The Art of Money
You might be forgiven for thinking that the title of this post relates to the $646m sales achieved so far in the auction of the Peggy and David Rockefeller collection but it does not. It relates to a fascinating programme on the art world presented on radio 4 by the excellent John Wilson, son of the famous Arsenal goalkeeper Bob Wilson. Here is link to it – THE ART OF MONEY
The programme covers in some depth matters raised in this column, broadly the chicanery of the art world
There are interviews with criminal enforcement agencies chronicling how money is laundered, often through secret trusts, to purchase art; some of this never sees the light of a museum for the public but is housed in huge freeport warehouses, the one in Geneva contains over a million art works.

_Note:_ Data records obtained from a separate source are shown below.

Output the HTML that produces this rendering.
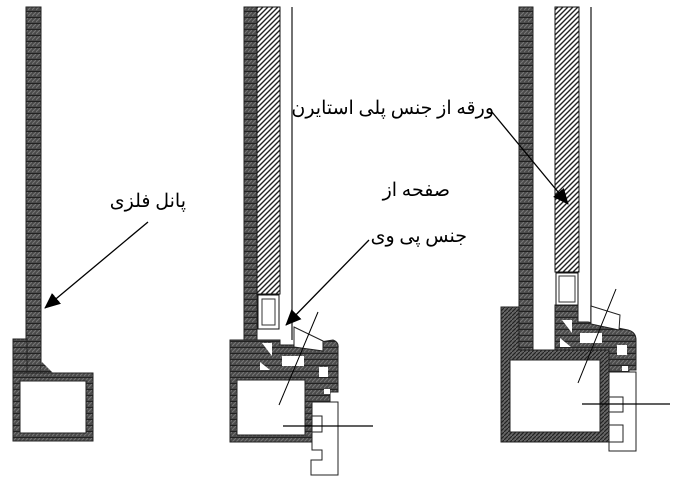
<!DOCTYPE html>
<html><head><meta charset="utf-8"><style>
html,body{margin:0;padding:0;background:#fff;}
svg{display:block}
text{font-family:"Liberation Serif","DejaVu Serif",serif;font-size:19px;fill:#000}
</style></head><body>
<svg width="674" height="481" viewBox="0 0 674 481" xmlns="http://www.w3.org/2000/svg">
<defs>
<pattern id="dk" width="4" height="6" patternUnits="userSpaceOnUse">
<rect width="4" height="6" fill="#4a4a4a"/><path d="M0 4L4 0" stroke="#777" stroke-width="1"/><path d="M0 5.5H4" stroke="#222" stroke-width="1"/>
</pattern>
<pattern id="gl" width="5" height="5" patternUnits="userSpaceOnUse">
<rect width="5" height="5" fill="#fff"/><path d="M-1 6L6 -1M-1 1L1 -1M4 6L6 4" stroke="#222" stroke-width="1.4"/>
</pattern>
<pattern id="hx" width="4" height="4" patternUnits="userSpaceOnUse">
<rect width="4" height="4" fill="#666"/><path d="M0 4L4 0" stroke="#222" stroke-width="1.2"/>
</pattern>
<marker id="ar2" markerWidth="16" markerHeight="14" refX="15" refY="7" orient="auto" markerUnits="userSpaceOnUse" viewBox="0 0 16 14">
<path d="M0 0L16 7L0 14Z" fill="#000"/></marker>
</defs>

<!-- Figure 1 -->
<rect x="26" y="7" width="15" height="368" fill="url(#dk)" stroke="#222"/>
<rect x="13" y="339" width="14" height="40" fill="url(#dk)" stroke="#222"/>
<path d="M41 361L53 373H41Z" fill="url(#dk)"/>
<path d="M13 373H93V441H13Z M20 381V433H86V381Z" fill="url(#dk)" fill-rule="evenodd" stroke="#222"/>

<!-- Figure 2 -->
<rect x="244" y="7" width="13" height="333" fill="url(#dk)" stroke="#222"/>
<rect x="257" y="7" width="23" height="287" fill="url(#gl)" stroke="#111"/>
<line x1="292" y1="7" x2="292" y2="340" stroke="#444" stroke-width="1.5"/>
<rect x="258" y="295" width="21" height="34" fill="#fff" stroke="#111"/>
<rect x="262" y="299" width="13" height="26" fill="#fff" stroke="#333"/>
<path d="M230 340H280V345H300L333 340Q339 342 338 348V392H330V402H312V442H230Z" fill="url(#dk)" stroke="#222"/>
<rect x="237" y="380" width="68" height="55" fill="#fff" stroke="#222"/>
<path d="M262 343L272 343L272 356Z" fill="#fff"/>
<path d="M260 362L270 370L260 370Z" fill="#fff"/>
<rect x="282" y="356" width="22" height="10" fill="#fff"/>
<rect x="319" y="367" width="9" height="10" fill="#fff"/>
<rect x="324" y="389" width="6" height="5" fill="#fff"/>
<path d="M294 327L323 341L323 351L294 347Z" fill="#fff" stroke="#222"/>
<path d="M312 402H338V475H311V460H322V450H312V432H322V416H312Z" fill="#fff" stroke="#222"/>
<line x1="283" y1="426" x2="373" y2="426" stroke="#000" stroke-width="1.3"/>
<line x1="318" y1="312" x2="279" y2="405" stroke="#000" stroke-width="1"/>

<!-- Figure 3 -->
<rect x="519" y="7" width="14" height="343" fill="url(#dk)" stroke="#222"/>
<rect x="555" y="7" width="24" height="265" fill="url(#gl)" stroke="#111"/>
<line x1="591" y1="7" x2="591" y2="330" stroke="#444" stroke-width="1.5"/>
<rect x="556" y="273" width="22" height="32" fill="#fff" stroke="#111"/>
<rect x="559" y="276" width="16" height="26" fill="#fff" stroke="#333"/>
<path d="M555 305H578V322L588 322L628 330Q636 332 636 340V370H629V388H609V350H555Z" fill="url(#dk)" stroke="#222"/>
<path d="M501 307H519V350H609V442H501Z M510 360V432H600V360Z" fill="url(#hx)" fill-rule="evenodd" stroke="#222"/>
<path d="M562 320L572 320L572 333Z" fill="#fff"/>
<path d="M560 338L571 347L560 347Z" fill="#fff"/>
<rect x="580" y="333" width="22" height="10" fill="#fff"/>
<rect x="617" y="345" width="10" height="10" fill="#fff"/>
<rect x="622" y="366" width="6" height="5" fill="#fff"/>
<path d="M591 306L620 315L619 330L591 324Z" fill="#fff" stroke="#222"/>
<path d="M609 372H636V451H609V442H623V425H609V412H623V397H609Z" fill="#fff" stroke="#222"/>
<line x1="582" y1="404" x2="670" y2="404" stroke="#000" stroke-width="1.3"/>
<line x1="616" y1="289" x2="578" y2="383" stroke="#000" stroke-width="1"/>

<!-- Labels -->
<text x="186" y="207" text-anchor="start" direction="rtl">پانل فلزی</text>
<line x1="148" y1="222" x2="45" y2="308" stroke="#000" stroke-width="1.3" marker-end="url(#ar2)"/>
<text x="450" y="196" text-anchor="start" direction="rtl">صفحه از</text>
<text x="467" y="242" text-anchor="start" direction="rtl">جنس پی وی</text>
<line x1="369" y1="240" x2="286" y2="325" stroke="#000" stroke-width="1.3" marker-end="url(#ar2)"/>
<text x="494" y="114" text-anchor="start" direction="rtl">ورقه از جنس پلی استایرن</text>
<line x1="492" y1="112" x2="568" y2="204" stroke="#000" stroke-width="1.3" marker-end="url(#ar2)"/>
</svg>
</body></html>
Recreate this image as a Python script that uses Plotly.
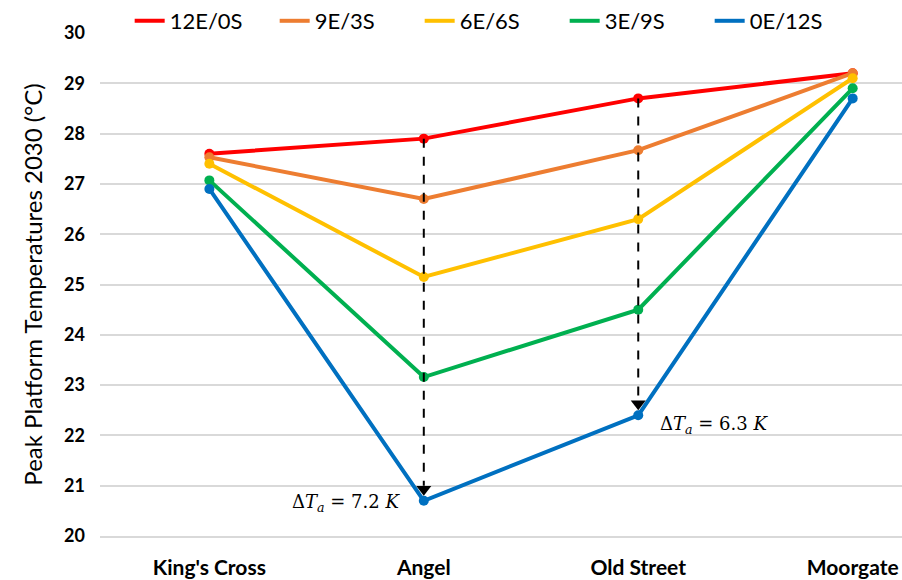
import plotly.graph_objects as go

stations = ["King's Cross", "Angel", "Old Street", "Moorgate"]
series_names = ["12E/0S", "9E/3S", "6E/6S", "3E/9S", "0E/12S"]
s_12e0s = [27.6, 27.9, 28.7, 29.2]
s_9e3s = [27.53, 26.7, 27.67, 29.2]
s_6e6s = [27.4, 25.15, 26.3, 29.1]
s_3e9s = [27.07, 23.16, 24.5, 28.9]
s_0e12s = [26.9, 20.7, 22.4, 28.7]
colors = ["#FF0000", "#ED7D31", "#FFC000", "#00B050", "#0070C0"]
y_ticks = list(range(20, 31))
delta_labels = ["7.2", "6.3"]

all_series = [s_12e0s, s_9e3s, s_6e6s, s_3e9s, s_0e12s]

fig = go.Figure()
for name, vals, col in zip(series_names, all_series, colors):
    fig.add_trace(go.Scatter(x=stations, y=vals, mode="lines+markers", name=name,
                             line=dict(color=col, width=4), marker=dict(color=col, size=10),
                             showlegend=False))
# legend-only entries (line symbol only)
for name, col in zip(series_names, colors):
    fig.add_trace(go.Scatter(x=[None], y=[None], mode="lines", name=name,
                             line=dict(color=col, width=4), showlegend=True))

# dashed difference arrows at Angel (1) and Old Street (2)
for idx in (1, 2):
    top = s_12e0s[idx]
    bot = s_0e12s[idx]
    fig.add_shape(type="line", xref="x", yref="y", x0=idx, x1=idx, y0=top, y1=bot + 0.3,
                  line=dict(color="black", width=2, dash="dash"))
    fig.add_trace(go.Scatter(x=[stations[idx]], y=[bot + 0.23], mode="markers",
                             marker=dict(symbol="triangle-down", size=13, color="black"),
                             showlegend=False, hoverinfo="skip"))

fig.add_annotation(x=1, y=s_0e12s[1], xref="x", yref="y", xshift=-22, yshift=-2,
                   text="Δ<i>T</i><sub><i>a</i></sub> = " + delta_labels[0] + " <i>K</i>",
                   showarrow=False, xanchor="right", yanchor="middle",
                   font=dict(family="DejaVu Serif", size=18, color="black"))
fig.add_annotation(x=2, y=s_0e12s[2], xref="x", yref="y", xshift=20, yshift=-10,
                   text="Δ<i>T</i><sub><i>a</i></sub> = " + delta_labels[1] + " <i>K</i>",
                   showarrow=False, xanchor="left", yanchor="middle",
                   font=dict(family="DejaVu Serif", size=18, color="black"))

fig.update_layout(
    width=902, height=580,
    margin=dict(l=100, r=0, t=33, b=44, autoexpand=False),
    plot_bgcolor="white", paper_bgcolor="white",
    font=dict(family="Lato", color="black"),
    legend=dict(orientation="h", x=0.037, y=1.0, yanchor="top", xanchor="left",
                yref="container", entrywidth=100, font=dict(size=22),
                itemwidth=30, bgcolor="rgba(0,0,0,0)"),
    showlegend=True,
)
fig.update_xaxes(range=[-0.51, 3.23], showgrid=False, zeroline=False, showline=True,
                 linecolor="#D9D9D9", linewidth=2, ticks="", ticklabelstandoff=12,
                 tickfont=dict(family="Lato", size=21, color="black", weight="bold"))
fig.update_yaxes(range=[20, 30], tickvals=y_ticks, showgrid=True, gridcolor="#D9D9D9",
                 gridwidth=2, zeroline=False, showline=False, ticks="", ticklabelstandoff=14,
                 tickfont=dict(family="Lato", size=18, color="black", weight="bold"),
                 title=dict(text="Peak Platform Temperatures 2030 (°C)",
                            font=dict(family="Lato", size=24, color="black"), standoff=14))

fig.write_html("out.html", config={"displayModeBar": False},
               post_script="document.body.style.margin='0';")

The dealer who made his fame and fortune in freeports sold a Russian businessman highly prized art works for well over the odds, making huge profits.
He was able to source, for example, a Modigliani for $90m and flip (art slang for this) it on for $120m.
His defence was that he acted as dealer, not agent, but the transaction only serves to expose the lack of any regulation and professional accountability. Greed and morality.
See here for a link to a piece by David Connett on the case that appeared in March 2016 upon the website of – THE INDEPENDENT
There is also the dubious – but not illegal – practice of guarantee at auction. If a picture failed to achieve its sale price it’s ‘dead’ and it can be a few years before you can put it in auction again.
So auction houses ask wealthy dealers to guarantee it to a certain price. If it achieves more, they take a third of the surplus.
Thus the Salvador Mundi of Leonardo da Vinci went for $400m, the surplus over guarantee being $300m, that meant a share of net $90m for the 3 guarantors.
Nice work if you can get it. The purchaser is thought to be the new museum at Qatar, a country that is using its enormous wealth to put itself on the map with a World Cup and museum collection.
Aspiring collectors often ask me the safe and prudent way to acquire art. The answer is there is not one. Best to acquire knowledge in a certain area.
However I knew of one collector, now passed on, who was an expert in British modern art and admirer of Carel Weight, whom he knew personally. The paintings are probably no more than 50% of what he paid for them over 30 years ago.
My best advice is acquire something you like and, if it might yield a profit, count yourself lucky.
You are unlikely to make the $115 m achieved in the Rockefeller sale for Picasso’s pink period Filllette a la Courbie Fleurie – the flower girl who sold roses and her body outside Le Moulin Rouge and who has now passed onto posterity for a record-breaking sale of that body.